◆ STATED GOAL:
Read the records below. Copy each line where the string "chart" occurs.

◆ RECORDS FOR THE TASK:

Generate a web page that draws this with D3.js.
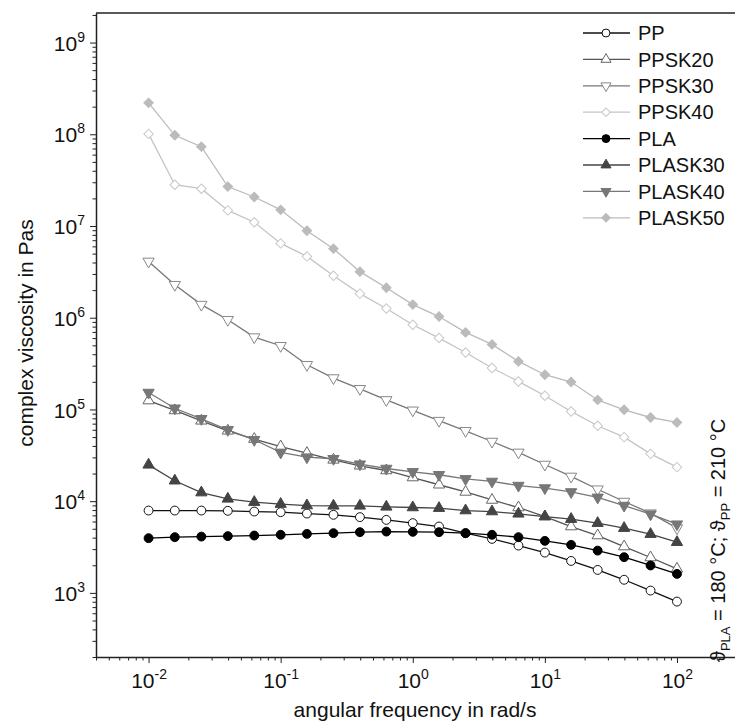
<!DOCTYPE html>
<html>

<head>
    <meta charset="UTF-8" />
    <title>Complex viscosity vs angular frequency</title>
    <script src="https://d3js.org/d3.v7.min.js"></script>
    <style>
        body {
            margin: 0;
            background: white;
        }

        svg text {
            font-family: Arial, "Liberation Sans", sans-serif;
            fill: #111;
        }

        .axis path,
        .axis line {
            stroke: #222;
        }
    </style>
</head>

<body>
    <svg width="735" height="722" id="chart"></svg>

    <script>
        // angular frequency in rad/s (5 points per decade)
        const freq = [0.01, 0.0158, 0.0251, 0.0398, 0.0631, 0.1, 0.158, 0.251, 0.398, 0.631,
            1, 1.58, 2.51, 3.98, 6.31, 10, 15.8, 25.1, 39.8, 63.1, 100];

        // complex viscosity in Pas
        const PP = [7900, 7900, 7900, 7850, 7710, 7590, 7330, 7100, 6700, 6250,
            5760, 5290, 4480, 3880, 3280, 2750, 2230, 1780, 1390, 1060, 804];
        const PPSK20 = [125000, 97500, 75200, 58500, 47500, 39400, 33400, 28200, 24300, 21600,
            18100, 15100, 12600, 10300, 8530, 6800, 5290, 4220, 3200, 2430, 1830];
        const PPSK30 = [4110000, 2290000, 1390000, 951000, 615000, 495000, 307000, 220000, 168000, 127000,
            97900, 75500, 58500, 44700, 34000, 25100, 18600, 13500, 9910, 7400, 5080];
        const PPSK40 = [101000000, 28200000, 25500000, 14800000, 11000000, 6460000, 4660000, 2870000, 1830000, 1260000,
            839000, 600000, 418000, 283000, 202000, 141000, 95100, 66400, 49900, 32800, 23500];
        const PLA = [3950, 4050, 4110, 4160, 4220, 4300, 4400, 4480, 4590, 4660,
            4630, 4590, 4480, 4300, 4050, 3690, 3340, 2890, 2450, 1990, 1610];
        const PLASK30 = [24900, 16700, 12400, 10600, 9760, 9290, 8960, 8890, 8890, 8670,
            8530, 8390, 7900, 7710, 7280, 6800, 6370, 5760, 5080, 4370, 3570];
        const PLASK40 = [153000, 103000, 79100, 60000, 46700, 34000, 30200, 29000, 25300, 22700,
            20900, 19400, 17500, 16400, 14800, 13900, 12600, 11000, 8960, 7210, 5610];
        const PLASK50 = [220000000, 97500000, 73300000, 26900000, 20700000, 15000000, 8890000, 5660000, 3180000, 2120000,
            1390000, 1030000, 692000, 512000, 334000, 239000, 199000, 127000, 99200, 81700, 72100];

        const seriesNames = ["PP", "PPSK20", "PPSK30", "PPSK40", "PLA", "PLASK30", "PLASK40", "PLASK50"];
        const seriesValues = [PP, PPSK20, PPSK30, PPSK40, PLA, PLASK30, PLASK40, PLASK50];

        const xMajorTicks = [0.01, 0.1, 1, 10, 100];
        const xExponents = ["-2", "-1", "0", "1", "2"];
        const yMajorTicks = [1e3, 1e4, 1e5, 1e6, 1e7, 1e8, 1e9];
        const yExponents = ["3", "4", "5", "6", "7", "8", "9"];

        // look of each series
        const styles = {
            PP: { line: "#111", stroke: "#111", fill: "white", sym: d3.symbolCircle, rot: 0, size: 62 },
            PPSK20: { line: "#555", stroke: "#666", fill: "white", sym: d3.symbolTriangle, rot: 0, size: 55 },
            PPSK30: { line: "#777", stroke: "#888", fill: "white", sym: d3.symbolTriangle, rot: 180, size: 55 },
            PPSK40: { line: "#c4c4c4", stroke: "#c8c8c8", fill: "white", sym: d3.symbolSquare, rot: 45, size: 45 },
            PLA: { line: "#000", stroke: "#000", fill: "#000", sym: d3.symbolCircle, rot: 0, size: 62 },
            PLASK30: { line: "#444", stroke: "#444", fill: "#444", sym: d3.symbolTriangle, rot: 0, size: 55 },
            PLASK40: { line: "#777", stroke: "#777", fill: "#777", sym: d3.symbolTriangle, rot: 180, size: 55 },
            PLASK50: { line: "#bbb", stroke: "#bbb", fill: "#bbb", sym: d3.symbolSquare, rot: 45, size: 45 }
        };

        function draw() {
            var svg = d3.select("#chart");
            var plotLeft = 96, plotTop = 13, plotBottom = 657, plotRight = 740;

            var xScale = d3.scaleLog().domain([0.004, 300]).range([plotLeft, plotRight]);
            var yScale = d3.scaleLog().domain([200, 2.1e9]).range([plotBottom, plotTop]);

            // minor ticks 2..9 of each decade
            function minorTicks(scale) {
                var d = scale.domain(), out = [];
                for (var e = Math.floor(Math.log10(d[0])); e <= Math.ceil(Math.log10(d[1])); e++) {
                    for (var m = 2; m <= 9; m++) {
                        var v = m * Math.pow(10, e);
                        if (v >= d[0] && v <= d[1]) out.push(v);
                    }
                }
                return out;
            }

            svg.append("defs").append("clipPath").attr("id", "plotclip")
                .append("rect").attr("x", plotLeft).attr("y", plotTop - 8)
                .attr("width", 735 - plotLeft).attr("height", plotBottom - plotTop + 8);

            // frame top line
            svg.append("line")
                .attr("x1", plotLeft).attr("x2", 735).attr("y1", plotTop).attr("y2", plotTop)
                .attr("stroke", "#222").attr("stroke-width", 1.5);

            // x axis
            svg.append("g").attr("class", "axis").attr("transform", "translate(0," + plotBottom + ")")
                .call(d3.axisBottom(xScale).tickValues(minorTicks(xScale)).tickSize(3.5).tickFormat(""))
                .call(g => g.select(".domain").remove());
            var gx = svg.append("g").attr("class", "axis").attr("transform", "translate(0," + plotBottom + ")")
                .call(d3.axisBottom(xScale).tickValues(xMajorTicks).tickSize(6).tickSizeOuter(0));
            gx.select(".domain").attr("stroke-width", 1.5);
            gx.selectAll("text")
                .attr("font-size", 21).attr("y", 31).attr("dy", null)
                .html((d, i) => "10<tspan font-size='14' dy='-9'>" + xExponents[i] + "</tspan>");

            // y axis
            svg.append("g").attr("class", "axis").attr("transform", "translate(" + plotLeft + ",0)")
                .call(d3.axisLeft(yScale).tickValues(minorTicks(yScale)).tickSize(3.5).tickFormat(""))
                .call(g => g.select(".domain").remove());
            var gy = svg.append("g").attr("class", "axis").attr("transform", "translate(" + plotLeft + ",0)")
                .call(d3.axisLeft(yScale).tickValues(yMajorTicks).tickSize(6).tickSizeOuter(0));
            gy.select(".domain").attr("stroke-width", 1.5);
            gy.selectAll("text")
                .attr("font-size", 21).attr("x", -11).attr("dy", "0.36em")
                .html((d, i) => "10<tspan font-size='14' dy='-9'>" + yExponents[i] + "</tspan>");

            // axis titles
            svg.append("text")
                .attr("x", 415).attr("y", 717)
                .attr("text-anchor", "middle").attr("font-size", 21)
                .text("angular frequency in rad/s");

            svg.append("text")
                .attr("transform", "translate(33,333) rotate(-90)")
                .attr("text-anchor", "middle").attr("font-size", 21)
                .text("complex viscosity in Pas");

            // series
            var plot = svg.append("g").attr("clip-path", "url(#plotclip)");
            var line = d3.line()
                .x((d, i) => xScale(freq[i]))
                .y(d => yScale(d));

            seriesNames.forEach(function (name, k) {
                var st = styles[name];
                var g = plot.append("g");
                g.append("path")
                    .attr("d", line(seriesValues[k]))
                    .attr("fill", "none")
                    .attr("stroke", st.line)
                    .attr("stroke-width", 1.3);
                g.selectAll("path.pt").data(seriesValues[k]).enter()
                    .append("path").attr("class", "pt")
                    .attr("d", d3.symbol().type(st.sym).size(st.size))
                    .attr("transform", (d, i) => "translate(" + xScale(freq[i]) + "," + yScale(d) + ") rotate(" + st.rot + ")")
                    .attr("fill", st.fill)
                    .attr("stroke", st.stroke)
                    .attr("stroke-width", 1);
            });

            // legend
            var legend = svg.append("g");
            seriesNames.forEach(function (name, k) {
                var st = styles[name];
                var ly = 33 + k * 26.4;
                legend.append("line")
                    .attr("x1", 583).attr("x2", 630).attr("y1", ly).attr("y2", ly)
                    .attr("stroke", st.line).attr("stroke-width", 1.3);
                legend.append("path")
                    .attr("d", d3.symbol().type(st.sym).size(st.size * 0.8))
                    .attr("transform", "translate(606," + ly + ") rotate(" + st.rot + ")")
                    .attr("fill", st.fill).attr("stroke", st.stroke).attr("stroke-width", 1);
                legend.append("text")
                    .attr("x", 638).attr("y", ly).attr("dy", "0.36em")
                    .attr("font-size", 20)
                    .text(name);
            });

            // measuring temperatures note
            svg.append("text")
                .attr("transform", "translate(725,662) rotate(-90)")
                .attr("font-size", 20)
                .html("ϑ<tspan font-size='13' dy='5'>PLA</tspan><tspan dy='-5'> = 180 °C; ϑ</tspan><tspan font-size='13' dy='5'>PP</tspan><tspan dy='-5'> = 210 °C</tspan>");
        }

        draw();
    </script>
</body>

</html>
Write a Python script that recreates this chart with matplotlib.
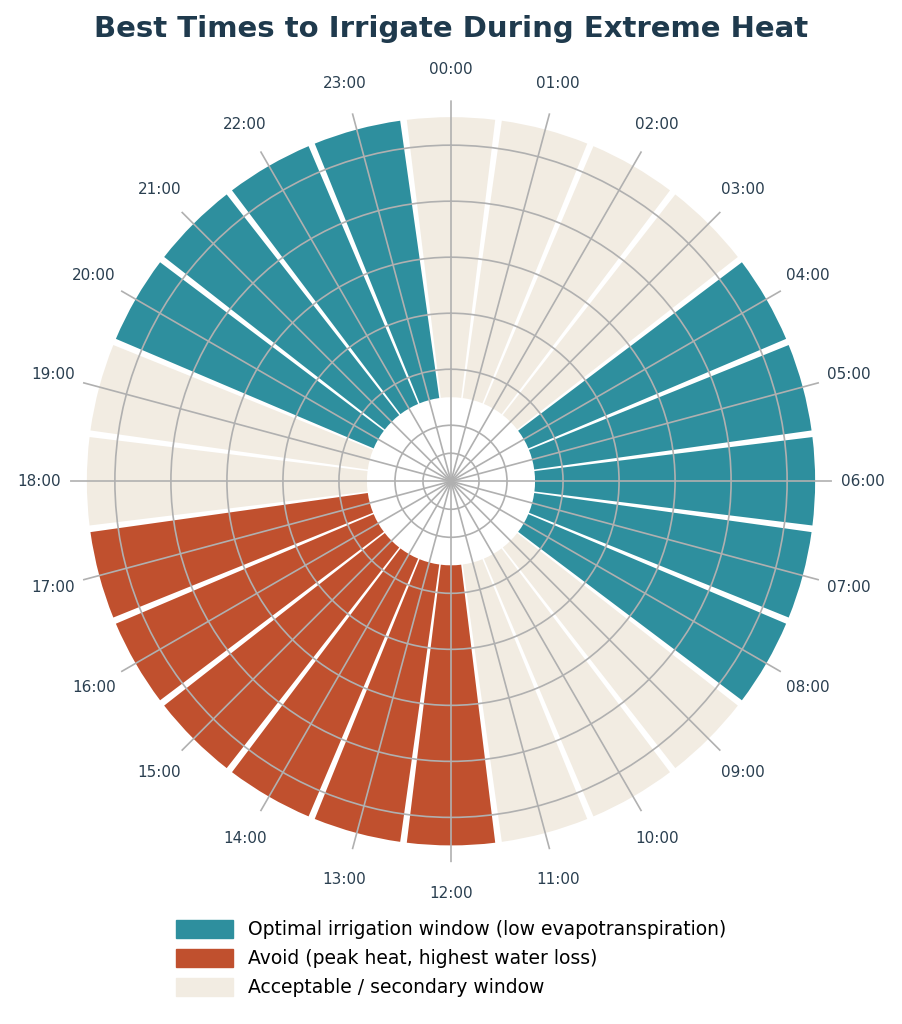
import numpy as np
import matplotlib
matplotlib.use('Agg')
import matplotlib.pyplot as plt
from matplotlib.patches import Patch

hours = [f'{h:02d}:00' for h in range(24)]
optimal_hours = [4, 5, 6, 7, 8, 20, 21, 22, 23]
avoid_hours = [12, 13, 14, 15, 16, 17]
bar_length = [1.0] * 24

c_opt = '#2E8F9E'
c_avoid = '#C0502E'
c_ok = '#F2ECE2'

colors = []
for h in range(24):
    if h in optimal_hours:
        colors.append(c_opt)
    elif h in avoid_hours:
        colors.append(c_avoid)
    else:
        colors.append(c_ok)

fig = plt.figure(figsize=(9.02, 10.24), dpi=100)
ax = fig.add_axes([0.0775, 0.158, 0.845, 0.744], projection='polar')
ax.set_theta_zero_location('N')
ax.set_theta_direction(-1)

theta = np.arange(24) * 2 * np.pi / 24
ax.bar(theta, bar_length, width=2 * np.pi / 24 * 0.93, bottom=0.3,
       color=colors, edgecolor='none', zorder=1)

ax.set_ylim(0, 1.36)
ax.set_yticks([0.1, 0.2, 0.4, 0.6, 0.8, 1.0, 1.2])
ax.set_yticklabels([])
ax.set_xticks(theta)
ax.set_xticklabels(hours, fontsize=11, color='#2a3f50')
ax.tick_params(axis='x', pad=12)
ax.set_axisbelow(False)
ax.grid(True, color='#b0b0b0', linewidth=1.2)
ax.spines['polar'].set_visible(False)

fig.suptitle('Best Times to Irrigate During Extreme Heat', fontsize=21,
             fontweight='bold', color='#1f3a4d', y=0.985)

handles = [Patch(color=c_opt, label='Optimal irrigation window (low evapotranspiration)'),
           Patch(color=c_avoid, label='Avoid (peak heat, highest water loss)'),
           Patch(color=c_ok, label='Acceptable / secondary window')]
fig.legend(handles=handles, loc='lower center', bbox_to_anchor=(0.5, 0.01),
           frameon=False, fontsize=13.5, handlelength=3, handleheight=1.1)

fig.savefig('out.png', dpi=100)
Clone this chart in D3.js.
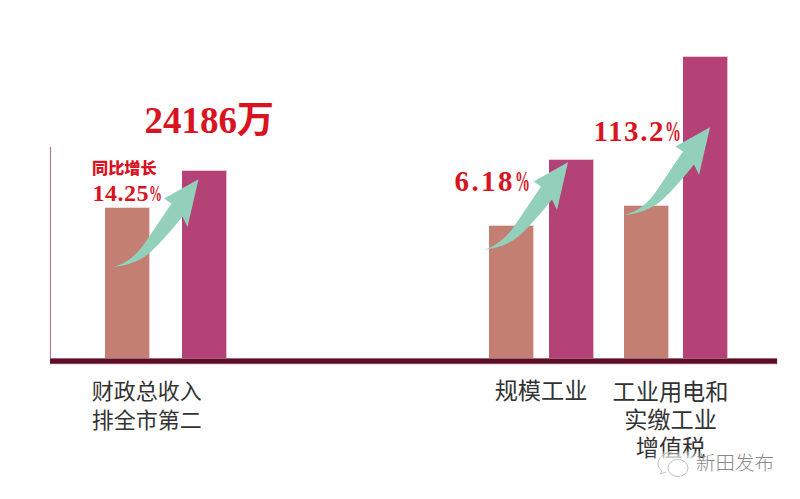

◆ ANSWER TO THE EXERCISE:
    <svg width="735" height="722" id="chart"></svg>
            var svg = d3.select("#chart");
Write a Python script that recreates this chart with matplotlib.
Clone this chart in D3.js.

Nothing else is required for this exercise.